Instead of addressing the IUB's reasons for denying Clean Line's two previous attempts to bifurcate its proceedings (here and here), Clean Line gives the same old lame excuses for why it needs to do this. Nothing has changed.
In its February 2015 Order Denying Motion to Consider Eminent Domain Issue in a Separate Hearing, the IUB found that the benefits of bifurcation flowed primarily to Clean Line, while the detriments flowed to affected landowners. The IUB also determined that bifurcation posed due process concerns and was confusing to affected landowners. The IUB found Clean Line's claim that "many" landowners have expressed a preference for bifurcation baseless.
Now, Clean Line argues that an unknown number of landowners have expressed a preference to wait until after a Board decision on the franchises to sign easement agreements.
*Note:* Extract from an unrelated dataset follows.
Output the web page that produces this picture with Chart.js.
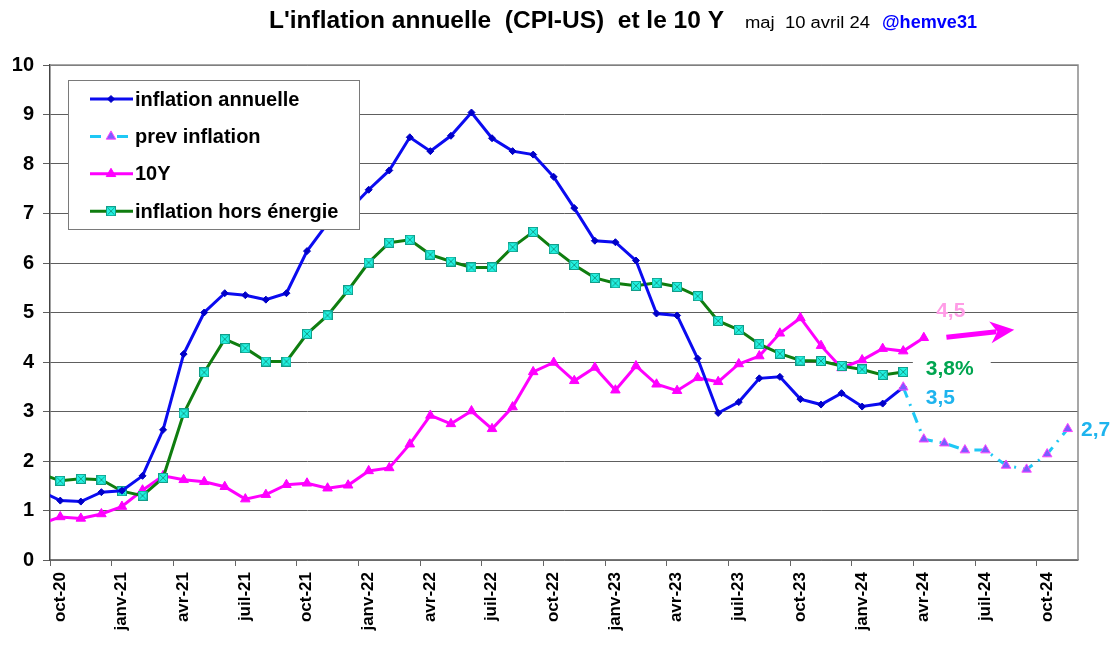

This means that if all issues are addressed in a single hearing, Clean Line will have to prepare more Exhibit E applications than it will under the two-hearing process. For this reason, Clean Line argues, administrative efficiency would be advanced by the two-hearing approach. Clean Line does not offer any indication of the number of such landowners, other than “many.”
It appears Clean Line could have provided the number of these landowners without violating the confidentiality of the individual negotiations. In the absence of a substantiated number, it is difficult to accept that this group represents a significant part of the overall number of easements Clean Line needs to acquire.
In all, this argument for increased administrative efficiency is speculative at best, and outweighed by the inefficiencies associated with having two hearings to decide issues that are normally decided in a single hearing.
Further, a number landowners wish to have clarity on the Board’s decision about the Project in general before negotiating a parcel-specific easement.
This is all you got, Clean Line? My, my, my, aren't you desperate?